At that point, the E24 6er had lived longer than any other BMW. Its partial replacement, however, was tilted squarely at Porsche’s 928, a one-time 911 replacement that too few people bought, despite winning Car of the Year in 1978. The powers of hindsight also realised that, by the early nineties, a recession was on the way.
Though deposits taken at the 1989 Frankfurt motor show accounted for three years’ worth of production, they quickly dropped away owing to the changing political climate. ‘The initial BMW (GB) waiting list has withered away, mostly because of the recession rather than any public perception of shortcomings in the 850i,’ wrote Jeremy Walton in Motor Sport, June 1991. UK buyers had had their first glimpse of the new car at September’s NEC the previous year.
The E31 was yet another victim of circumstance; the world’s crumbling finances meant that fewer people were interested in its many technical accomplishments.
It was the first BMW (and indeed the first V12 production car) to be offered with a six-speed manual gearbox (the Getrag 420G, from May 1990). Autocar’s 1991 850i was a scant 0.1 seconds quicker to 60 than its automatic equivalent; there were complaints either side of the Atlantic regarding driveline shunt, and the majority of 850 buyers (few though they were) plumped for the four-speed automatic.
Remember that six-speed gearbox, though. Not only did the later E31 850CSi use it, but the E34 M5 3.8 and E36 M3 did, too. The myths are right about the breeding, but the details are way off.
All dressed up, with nowhere to go: before the 850CSi existed, the press was cool as to the E31’s virtues. Klaus Kapitza’s shape wrote cheques the rest of the car couldn’t cash; a steeper rear window than the E24 (70 degrees versus 62) and cramped rear accommodation made it a strict 2+2, though its closest rivals either side of its price bracket (XJR-S, 928, 412 and 456) fared little better.
But this feature is about an engine – or, as we will soon discover, several engines.

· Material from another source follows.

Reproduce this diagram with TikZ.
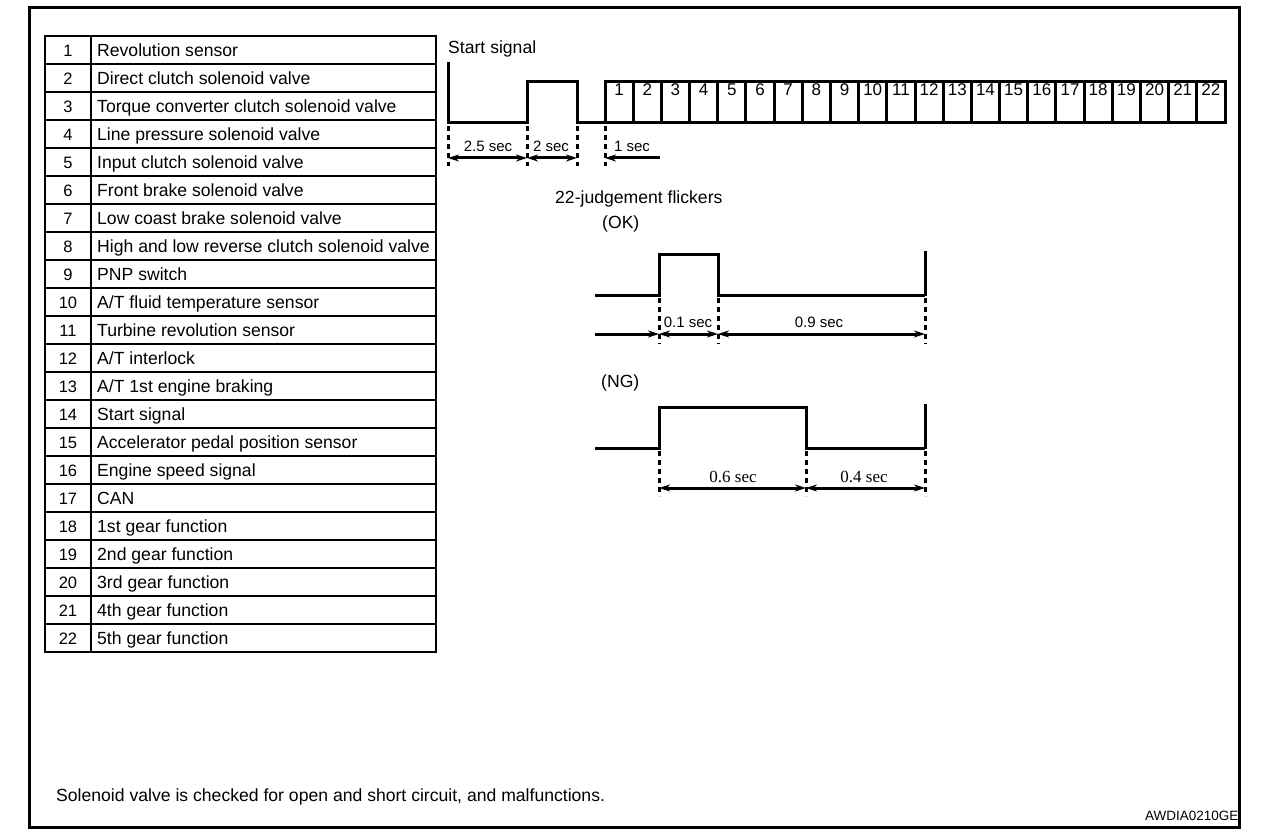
\documentclass[tikz,border=0pt]{standalone}
\usepackage{fontspec}
\setmainfont{Liberation Sans}
\newfontfamily\serifl{Liberation Serif}
\usetikzlibrary{arrows.meta}
\tikzset{
  lbl/.style={font=\fontsize{17.6}{21}\selectfont, inner sep=0pt},
  num/.style={font=\fontsize{16.5}{19}\selectfont, inner sep=0pt},
  dimtxt/.style={font=\fontsize{15}{18}\selectfont, inner sep=0pt},
  sig/.style={line width=3pt},
  tbl/.style={line width=2.6pt},
  frame/.style={line width=3pt},
  dsh/.style={line width=3pt, dash pattern=on 5pt off 4pt},
  tip/.tip={Stealth[length=11pt,width=7pt]},
  dimline/.style={line width=3pt, tip-tip},
  rarrow/.style={line width=3pt, -tip},
}
\begin{document}
\begin{tikzpicture}[x=1pt,y=-1pt]
\useasboundingbox (0,0) rectangle (1280,840);
% table
\draw[tbl] (45,36) rectangle (436,652);
\draw[tbl] (91,36) -- (91,652);
\foreach \i in {1,...,21} \draw[tbl] (45,{36+28*\i}) -- (436,{36+28*\i});
\foreach \n/\t in {1/{Revolution sensor},2/{Direct clutch solenoid valve},3/{Torque converter clutch solenoid valve},4/{Line pressure solenoid valve},5/{Input clutch solenoid valve},6/{Front brake solenoid valve},7/{Low coast brake solenoid valve},8/{High and low reverse clutch solenoid valve},9/{PNP switch},10/{A/T fluid temperature sensor},11/{Turbine revolution sensor},12/{A/T interlock},13/{A/T 1st engine braking},14/{Start signal},15/{Accelerator pedal position sensor},16/{Engine speed signal},17/{CAN},18/{1st gear function},19/{2nd gear function},20/{3rd gear function},21/{4th gear function},22/{5th gear function}}{
  \node[num, anchor=base] (tn\n) at (68,{28.5+28*\n}) {\n};
  \node[lbl, anchor=base west] (tl\n) at (97,{28.5+28*\n}) {\t};
}
% start signal
\node[lbl, anchor=base west] (stitle) at (448,54) {Start signal};
\draw[sig] (448,62) -- (448,123) -- (527,123) -- (527,82) -- (577,82) -- (577,123) -- (605,123);
\draw[sig] (605,82) rectangle (1225,123);
\foreach \k in {1,...,21} \draw[sig] ({605+620/22*\k},82) -- ({605+620/22*\k},123);
\foreach \k in {1,...,22} \node[num, font=\fontsize{17}{20}\selectfont, anchor=base] (b\k) at ({605+620/22*(\k-0.5)},96) {\k};
\foreach \x in {448,527,577,605} \draw[dsh] (\x,126) -- (\x,166);
\draw[dimline] (448,158) -- (527,158);
\draw[dimline] (527,158) -- (577,158);
\draw[rarrow] (660,158) -- (605,158);
\node[dimtxt, anchor=base] (d1) at (488,152) {2.5 sec};
\node[dimtxt, anchor=base] (d2) at (551,152) {2 sec};
\node[dimtxt, anchor=base] (d3) at (632,152) {1 sec};
% judgement
\node[lbl, anchor=base west] (jt) at (555,204) {22-judgement flickers};
\node[lbl, anchor=base west] (ok) at (602,228) {(OK)};
\draw[sig] (595,295) -- (659,295) -- (659,254) -- (718,254) -- (718,295) -- (925,295);
\draw[sig] (925,251) -- (925,296);
\foreach \x in {659,718,925} \draw[dsh] (\x,298) -- (\x,344);
\draw[rarrow] (595,334) -- (659,334);
\draw[dimline] (659,334) -- (718,334);
\draw[dimline] (718,334) -- (925,334);
\node[dimtxt, anchor=base] (d4) at (688,327) {0.1 sec};
\node[dimtxt, anchor=base] (d5) at (819,327) {0.9 sec};
\node[lbl, anchor=base west] (ng) at (601,387) {(NG)};
\draw[sig] (595,448) -- (659,448) -- (659,407) -- (806,407) -- (806,448) -- (925,448);
\draw[sig] (925,404) -- (925,449);
\foreach \x in {659,806,925} \draw[dsh] (\x,451) -- (\x,496);
\draw[dimline] (659,488) -- (806,488);
\draw[dimline] (806,488) -- (925,488);
\node[dimtxt, font=\serifl\fontsize{17}{20}\selectfont, anchor=base] (d6) at (733,482) {0.6 sec};
\node[dimtxt, font=\serifl\fontsize{17}{20}\selectfont, anchor=base] (d7) at (864,482) {0.4 sec};
% footer
\node[lbl, anchor=base west] (foot) at (56,801) {Solenoid valve is checked for open and short circuit, and malfunctions.};
\node[lbl, font=\fontsize{13.5}{16}\selectfont, anchor=base west] (code) at (1145,820) {AWDIA0210GE};
\draw[frame] (29,8) rectangle (1239,827);
\end{tikzpicture}
\end{document}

Slow sales of the 850i meant BMW canned plans for a convertible (which would have given it a direct rival to the R129 Mercedes-Benz SL) and a high-performance E31, the M8.
No, not a friendly motorway in Scotland: one M8 was built, with what turned out to be a unique engine – the S70/1, developed by BMW Motorsport. That ‘/1’ denotes a considerable amount of work over the M70. Accounts vary as to its exact power output, but with 48 valves, it displaced just under 6.1 litres (6064cc) and made at least 550bhp.
The confusion begins (and the tall tales start) when trying to determine the S70/1’s fate: when BMW Motorsport realised that the M8 was dead in the water, chief engineer Paul Rosche, a former colleague of Murray’s at Brabham, offered its engine to Gordon Murray. A chance encounter in the pit garages at the 1990 Hockenheim Grand Prix put the engine back into contention for Murray’s supercar project – what the world came to know as the McLaren F1.
Murray was struggling to find an engine that fit the bill; Honda declined, owing to conflicts of interest. The requirements were ambitious: following a further meeting with BMW Motorsport in Munich, the S70/1 didn’t qualify. Murray deemed the engine too heavy, too large – and not powerful enough. Given the new requirements, Rosche replied simply: ‘We’ll do a new engine,’ as recounted in Driving Ambition: The Official Inside Story of the McLaren F1.
The new unit, S70/2, owed nothing to the S70/1, though its displacement was identical. According to BMW Group Classic, which responded to a Jalopnik article on the M8, the S70/2 ‘from a design standpoint, shared quite a lot of characteristics [bore spacing] and parts with the S50 engine of the E36 M3.’
Sorry: your BMW 850i does not have the same engine as a McLaren F1. Nor does the aforementioned 850CSi, the critically acclaimed, sought-after 1992 flagship of the E31 range. M Division punched the M70 out to 5.6 litres, netting an 80bhp boost and a new name – S70B56 – to boot. 850CSis used M Division VINs, and were designated ‘M8’ in German homologation documents.
Confusion abounds. Some internal BMW files call the S70B56 ‘S70/1’ even though it’s a different engine – a production unit with 1510 built. In 1994, the now-humbled M70 became the 5.4-litre M73, having lived for just over six years: these models, which slotted below the 850CSi, were known as 850Cis from October 1994. Smaller V8-engined E31s – the 840 (4.0 litres from 1993-1995 and 4.4 litres from 1995-1999) also joined the range.
While it never found a home inside a certain mid-engined British supercar, the M70 did enjoy a fleeting career beyond the 7er and 8er. In early 1989, it was mooted as a possible replacement for the ill-fated Cizeta Moroder’s V16 engine by tuner Uwe Gemballa, as the partnership between Claudio Zampolli and Giorgio Moroder soured.
By 1991, Italdesign had turned its still-born Bugatti ID90 into a BMW – the Nazca M12 – and the M70 sat behind the driver. As the bubble economy turned to recession, killing said M1-successor-in-waiting, five more mid-engined V12 BMWs headed into the annals of history: the 1992 Nazca C2 Coupé (M70 tuned by Alpina) and the Nazca C2 Spider of 1993, which used the 850CSi’s S70B56. Three copies are said to have been built after the show lights were switched off.
None of the tall tales about BMW’s first production-car V12 rang true, but the layout continued to flourish in newer iterations. The M73 (in TUB54 specification) powered the short-lived Rolls-Royce Silver Seraph until 2002, while its successors, N73 (and latterly N74), power Royces to the present day.
Quite the origin story, then – but the tall tales shared around the internet are best ignored.